# RECORDS TO PROCESS start
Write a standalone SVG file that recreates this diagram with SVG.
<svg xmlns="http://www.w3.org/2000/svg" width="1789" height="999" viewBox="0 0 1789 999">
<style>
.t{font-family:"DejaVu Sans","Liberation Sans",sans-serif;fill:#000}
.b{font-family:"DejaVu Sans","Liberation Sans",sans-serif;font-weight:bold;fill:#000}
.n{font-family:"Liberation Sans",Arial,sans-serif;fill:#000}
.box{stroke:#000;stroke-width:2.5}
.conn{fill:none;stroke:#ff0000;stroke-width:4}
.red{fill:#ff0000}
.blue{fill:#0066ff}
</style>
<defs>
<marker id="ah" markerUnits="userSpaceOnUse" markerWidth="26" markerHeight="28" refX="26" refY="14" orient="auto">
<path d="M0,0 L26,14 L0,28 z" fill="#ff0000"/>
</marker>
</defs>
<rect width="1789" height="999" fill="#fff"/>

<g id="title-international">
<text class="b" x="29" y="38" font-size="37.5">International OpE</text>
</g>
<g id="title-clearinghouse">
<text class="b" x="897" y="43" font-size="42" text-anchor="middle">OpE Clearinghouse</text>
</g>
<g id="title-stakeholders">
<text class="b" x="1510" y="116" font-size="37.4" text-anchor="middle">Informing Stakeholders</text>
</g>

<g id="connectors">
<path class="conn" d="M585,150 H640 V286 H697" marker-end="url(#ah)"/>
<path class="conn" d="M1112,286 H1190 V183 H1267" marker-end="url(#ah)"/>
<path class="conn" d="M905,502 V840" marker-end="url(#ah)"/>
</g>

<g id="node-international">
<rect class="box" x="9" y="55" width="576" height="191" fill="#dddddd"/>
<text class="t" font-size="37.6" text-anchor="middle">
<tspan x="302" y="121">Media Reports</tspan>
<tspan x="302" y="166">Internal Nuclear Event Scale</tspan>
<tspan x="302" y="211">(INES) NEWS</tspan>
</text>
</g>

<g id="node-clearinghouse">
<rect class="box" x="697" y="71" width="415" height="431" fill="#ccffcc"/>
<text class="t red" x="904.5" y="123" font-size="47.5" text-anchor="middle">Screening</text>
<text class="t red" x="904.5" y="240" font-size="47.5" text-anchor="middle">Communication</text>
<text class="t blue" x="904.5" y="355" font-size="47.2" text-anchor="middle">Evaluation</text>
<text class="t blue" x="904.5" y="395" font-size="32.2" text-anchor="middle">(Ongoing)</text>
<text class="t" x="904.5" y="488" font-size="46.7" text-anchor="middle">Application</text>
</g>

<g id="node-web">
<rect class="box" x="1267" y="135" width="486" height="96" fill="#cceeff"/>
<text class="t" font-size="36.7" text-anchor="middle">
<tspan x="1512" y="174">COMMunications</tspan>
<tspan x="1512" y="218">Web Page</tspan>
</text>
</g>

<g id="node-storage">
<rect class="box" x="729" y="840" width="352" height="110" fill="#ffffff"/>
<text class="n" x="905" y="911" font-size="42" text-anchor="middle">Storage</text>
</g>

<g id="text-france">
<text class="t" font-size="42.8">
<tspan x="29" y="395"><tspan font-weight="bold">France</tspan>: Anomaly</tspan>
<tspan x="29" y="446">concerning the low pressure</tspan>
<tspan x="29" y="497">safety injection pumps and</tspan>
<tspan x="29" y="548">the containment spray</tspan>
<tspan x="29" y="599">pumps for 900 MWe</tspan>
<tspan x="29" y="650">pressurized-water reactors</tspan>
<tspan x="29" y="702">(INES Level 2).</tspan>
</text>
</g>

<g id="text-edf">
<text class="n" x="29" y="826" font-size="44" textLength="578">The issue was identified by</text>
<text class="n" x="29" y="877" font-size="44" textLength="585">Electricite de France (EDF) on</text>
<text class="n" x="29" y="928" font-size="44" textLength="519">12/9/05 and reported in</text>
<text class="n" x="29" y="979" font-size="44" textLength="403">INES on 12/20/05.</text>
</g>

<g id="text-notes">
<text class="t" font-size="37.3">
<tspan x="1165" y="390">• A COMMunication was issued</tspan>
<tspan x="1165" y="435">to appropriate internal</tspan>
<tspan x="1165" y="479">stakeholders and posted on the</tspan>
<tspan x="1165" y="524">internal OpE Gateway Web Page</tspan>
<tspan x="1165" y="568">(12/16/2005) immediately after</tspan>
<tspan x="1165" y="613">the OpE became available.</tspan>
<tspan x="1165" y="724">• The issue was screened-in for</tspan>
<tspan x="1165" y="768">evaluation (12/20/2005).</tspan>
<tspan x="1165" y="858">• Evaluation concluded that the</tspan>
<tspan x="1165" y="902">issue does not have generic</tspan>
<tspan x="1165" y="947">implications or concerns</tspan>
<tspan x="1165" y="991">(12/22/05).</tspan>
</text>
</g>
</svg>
# RECORDS TO PROCESS end
# RECORDS TO PROCESS start
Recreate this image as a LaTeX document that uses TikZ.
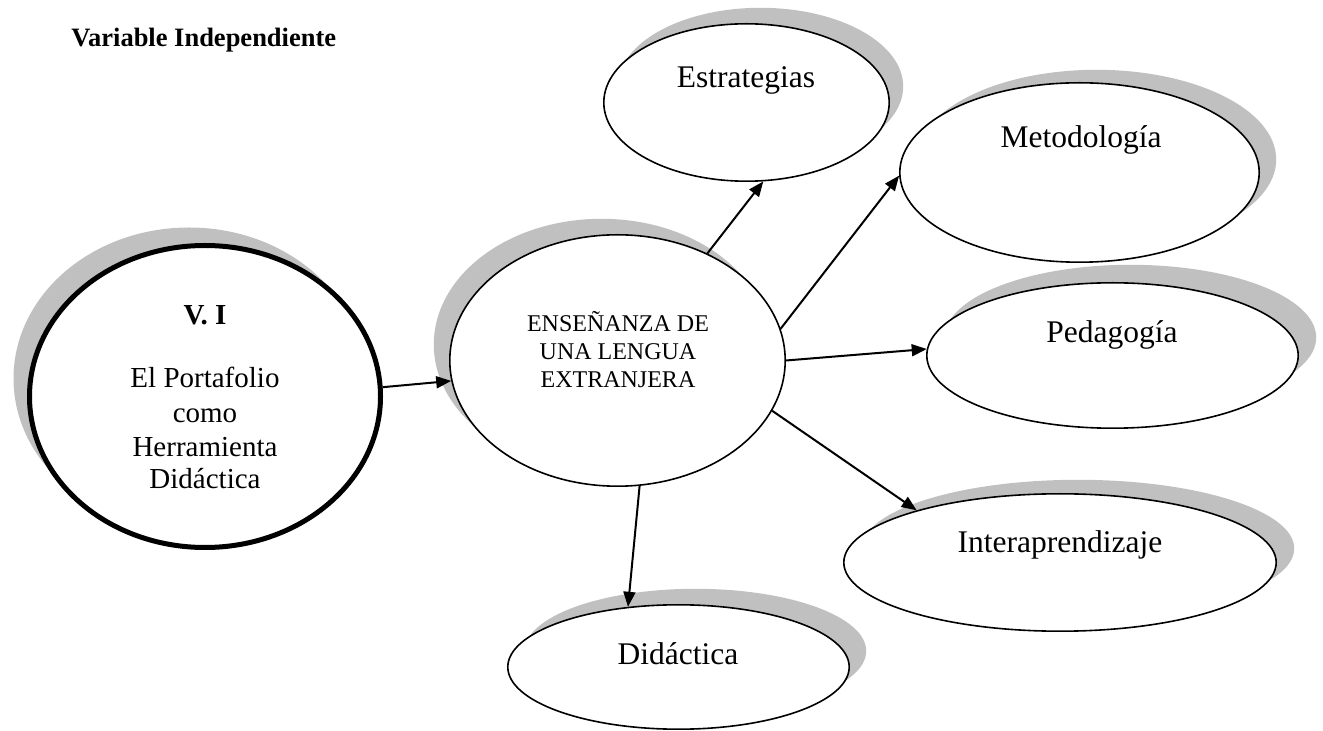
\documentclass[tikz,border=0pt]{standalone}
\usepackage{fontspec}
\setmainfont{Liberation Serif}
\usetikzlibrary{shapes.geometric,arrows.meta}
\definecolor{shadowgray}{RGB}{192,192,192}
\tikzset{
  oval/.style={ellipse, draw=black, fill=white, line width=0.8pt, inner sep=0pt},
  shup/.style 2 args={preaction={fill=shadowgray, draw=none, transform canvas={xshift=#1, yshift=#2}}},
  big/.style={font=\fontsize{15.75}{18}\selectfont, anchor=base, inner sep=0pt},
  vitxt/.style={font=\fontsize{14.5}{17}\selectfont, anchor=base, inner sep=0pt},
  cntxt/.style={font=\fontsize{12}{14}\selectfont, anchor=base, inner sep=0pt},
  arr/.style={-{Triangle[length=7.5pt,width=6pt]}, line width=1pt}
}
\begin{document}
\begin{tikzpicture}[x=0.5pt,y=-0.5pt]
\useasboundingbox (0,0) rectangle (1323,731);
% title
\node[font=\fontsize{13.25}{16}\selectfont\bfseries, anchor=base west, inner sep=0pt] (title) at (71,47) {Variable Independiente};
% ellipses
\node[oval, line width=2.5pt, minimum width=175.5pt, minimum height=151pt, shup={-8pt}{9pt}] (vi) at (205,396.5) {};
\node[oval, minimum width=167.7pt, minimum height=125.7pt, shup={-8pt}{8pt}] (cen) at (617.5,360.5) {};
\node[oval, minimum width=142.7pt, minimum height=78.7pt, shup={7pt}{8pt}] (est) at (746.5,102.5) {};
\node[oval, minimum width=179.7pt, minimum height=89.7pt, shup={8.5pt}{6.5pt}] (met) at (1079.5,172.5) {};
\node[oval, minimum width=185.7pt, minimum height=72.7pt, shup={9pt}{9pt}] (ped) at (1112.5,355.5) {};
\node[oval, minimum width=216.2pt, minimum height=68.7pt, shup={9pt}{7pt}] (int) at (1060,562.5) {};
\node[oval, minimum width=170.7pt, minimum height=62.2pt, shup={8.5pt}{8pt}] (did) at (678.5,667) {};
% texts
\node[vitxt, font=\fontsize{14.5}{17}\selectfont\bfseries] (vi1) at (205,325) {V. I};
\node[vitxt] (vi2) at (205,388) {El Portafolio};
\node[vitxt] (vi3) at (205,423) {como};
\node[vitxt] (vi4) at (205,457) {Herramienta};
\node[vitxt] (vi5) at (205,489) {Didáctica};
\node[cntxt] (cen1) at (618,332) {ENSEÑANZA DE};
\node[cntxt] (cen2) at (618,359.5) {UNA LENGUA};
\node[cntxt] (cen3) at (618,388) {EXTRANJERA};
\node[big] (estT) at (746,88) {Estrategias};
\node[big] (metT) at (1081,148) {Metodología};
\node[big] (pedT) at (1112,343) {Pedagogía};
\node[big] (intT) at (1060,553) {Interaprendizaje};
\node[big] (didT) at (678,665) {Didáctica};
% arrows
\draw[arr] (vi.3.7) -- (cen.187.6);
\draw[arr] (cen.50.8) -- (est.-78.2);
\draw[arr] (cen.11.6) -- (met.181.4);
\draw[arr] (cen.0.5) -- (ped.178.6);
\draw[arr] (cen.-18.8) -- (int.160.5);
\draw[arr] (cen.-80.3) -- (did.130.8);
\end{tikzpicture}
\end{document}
# RECORDS TO PROCESS end
# RECORDS TO PROCESS start
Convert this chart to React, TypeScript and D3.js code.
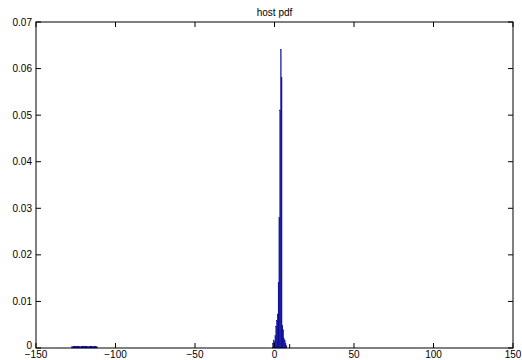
# RECORDS TO PROCESS end
- WHAT YOU HAVE TO DO: In the entries above, find lines with "this" and copy each.

- FULL ANSWER:
Write a standalone SVG file that recreates this diagram with SVG.
Recreate this image as a LaTeX document that uses TikZ.
Convert this chart to React, TypeScript and D3.js code.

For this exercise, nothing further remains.